On Thu, 7 Jan 2016, John C Klensin wrote:
Ray,
However, with regard to setting the policies and priorities
(other than at least breaking even) that determine meeting
locations, my understanding of how the IETF works is that the
IAOC is supposed to be interpreting community views (or
proposing policies to the community and getting approval) and
instructing the Meetings Committee accordingly.
Yes.
Independent of the specific concerns, complaints, and general
whining about particular venues or choices, the thing I, and
apparently others, have heard most consistently in recent years
involves people in the community saying "we should reprioritize
so-and-so" and the IAOC or meetings committee responding "can't
do that because we are working three years out".
No, I hope not.

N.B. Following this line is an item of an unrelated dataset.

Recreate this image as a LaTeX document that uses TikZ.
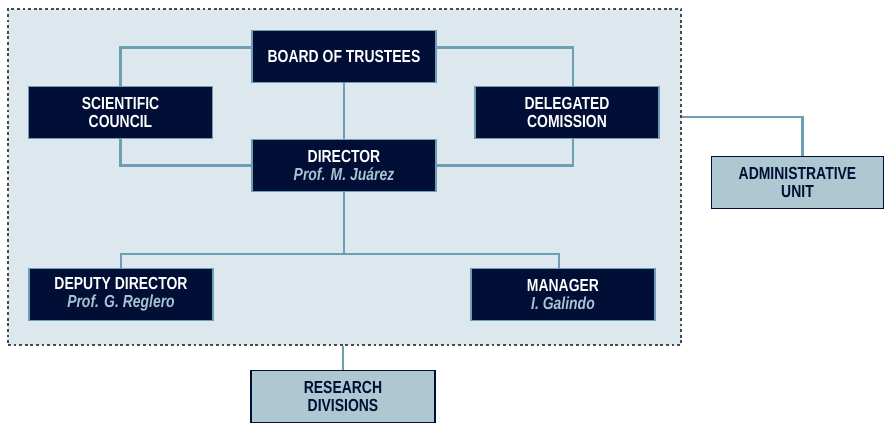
\documentclass[tikz,border=0pt]{standalone}
\usepackage{fontspec}
\setmainfont{Liberation Sans}[FakeStretch=0.8]
\usepackage{xcolor}
\usetikzlibrary{positioning}

\definecolor{navy}{HTML}{010E35}
\definecolor{linkblue}{HTML}{6C9FB4}
\definecolor{framefill}{HTML}{DDE7EE}
\definecolor{framegray}{HTML}{4A4A4A}
\definecolor{paleblue}{HTML}{AEC8D2}
\definecolor{namegray}{HTML}{A9C3D3}

\newcommand{\who}[1]{{\color{namegray}\itshape #1}}

\tikzset{
    unit/.style={draw=linkblue, line width=0.8pt, fill=navy, text=white,
        font=\fontsize{12.4}{12.6}\selectfont\bfseries, align=center,
        minimum width=4.6cm, minimum height=1.32cm, inner sep=2pt},
    extunit/.style={unit, draw=navy, fill=paleblue, text=navy},
    link/.style={draw=linkblue, line width=1.5pt},
    frame/.style={draw=framegray, line width=1pt, dash pattern=on 2pt off 2pt,
        fill=framefill, minimum width=16.825cm, minimum height=8.4cm, inner sep=0pt}
}

\begin{document}
\begin{tikzpicture}[x=0.025cm, y=-0.025cm]
    \useasboundingbox (0,0) rectangle (884,424);

    % Governing bodies (dashed frame)
    \node[frame] (core) at (344.5,177) {};

    % Units inside the frame
    \node[unit] (board) at (344,56.5) {BOARD OF TRUSTEES};
    \node[unit] (sci)   at (120.5,112.5) {SCIENTIFIC\\COUNCIL};
    \node[unit] (del)   at (567,112.5) {DELEGATED\\COMISSION};
    \node[unit] (dir)   at (344,165.5) {DIRECTOR\\\who{Prof. M. Juárez}};
    \node[unit] (dep)   at (121,294.5) {DEPUTY DIRECTOR\\\who{Prof. G. Reglero}};
    \node[unit] (man)   at (563,294.5) {MANAGER\\\who{I. Galindo}};

    % Units outside the frame
    \node[extunit, minimum width=4.28cm] (adm) at (797.5,182.5) {ADMINISTRATIVE\\UNIT};
    \node[extunit, minimum height=1.3cm] (rsd) at (343,396.5) {RESEARCH\\DIVISIONS};

    % Connectors
    \draw[link] ([yshift=0.225cm]board.west) -| (sci.north);
    \draw[link] ([yshift=0.225cm]board.east) -| ([xshift=0.15cm]del.north);
    \draw[link] (sci.south) |- (dir.west);
    \draw[link] ([xshift=0.15cm]del.south) |- (dir.east);
    \draw[link] (board.south) -- (dir.north);

    \coordinate (split) at (344,254);
    \draw[link] (dir.south) -- (split);
    \draw[link] (split) -| (dep.north);
    \draw[link] (split) -| ([xshift=-0.1cm]man.north);

    \draw[link] ([yshift=1.5cm]core.east) -| ([xshift=0.125cm]adm.north);
    \draw[link] (core.south -| rsd.north) -- (rsd.north);
\end{tikzpicture}
\end{document}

What you have heard (or should have heard) is that
there are incompatible requirements, kind of like the "cheap, fast,
reliable, pick two!" joke. So every choice has a set of consequences
and there is no such thing as a perfect choice.
Some people have expressed the suspicion that a response of that
type is equivalent to "the tradeoffs are complicated, the community
can't possibly understand them, we understand these things better
than the community does anyway, so we aren't really interested in
input or community oversight".
I hope that isn't the case. I have certainly seen the venue selection
priorities evolve to become much broader and the IAOC reacting to
them, whereby "meeting facility works" is no longer the dominant
factor and "alternative accomodation, travel, shops, etc" is taken
more into account than, oh, say for Maastricht and Dublin, to name a
couple of less than stellar choices.
Even without believing that, if working three years ahead
effectively suppresses priority determination by the community by
making any such efforts ineffective within any reasonable time, then
5 1/2 is much worse.
What specific priority, related to this announcement, is it that you
think could, should or would change? That we start meeting at
university campuses again, radically reduce the number of paralell
sessions, have more or fewer meetings per year, radically change
remote participation options? Those are all things that COULD happen
and SHOULD happen if the community agrees, but given how slow anything
moves in the IETF, would it not make sense to at least assume things
will continue more or less as currently when making deals for
resources that are decidedly limited and time sensitive?
I do agree that a deeper analysis of the priorities should be
undertaken and discussed with the community of course.